Today, the pizza chain operates 12 branches in the UAE, including three franchises in Abu Dhabi and one in Ajman. The newest franchise will open in Sharjah soon and five are in the pipeline for Qatar.
The number of employees has multiplied too, growing from about 20 in 2007 to 155 in 2017.
In a market which has become notably crowded and with pizza rivals sprouting across town, D'Ubaldo is on full alert.
“I’m always aware of my surroundings and competition and what could happen. Fear actually motivates me. You have to be scared, because it’s a jungle out there and the market has no mercy.”
“It doesn’t matter if your product is special or if you have a great plan. People come up with great ideas but they’re not able to execute, commit or struggle.”
Several investors have entered the market in recent years to offer products such as gluten-free pizzas or organic ingredients while others are only online. But these approaches have a short lifecycle, according to D'Ubaldo.

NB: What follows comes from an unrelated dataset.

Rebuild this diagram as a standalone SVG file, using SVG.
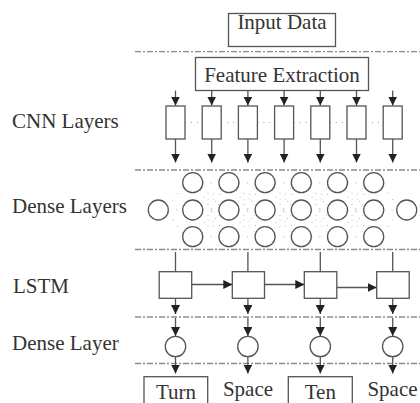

“We’re very much old school and that’s what makes us stand apart. We have a menu that mostly hasn’t changed for 10 years. We don’t follow trends.”
“I tend to stick to my traditional product. You can look at it as a strength or a weakness. The fact is, we’re the longest-running pizzeria in the UAE. We’ve seen many pizzerias open and close, but we’re still standing.”
At 41 years old, the father of three admits he probably wouldn’t repeat this journey today. “At a certain point, you won’t be ready to get down and dirty as when you were at 20 or 30. If you’re not willing to do that when you’re young, it’s better you don’t do it at all.”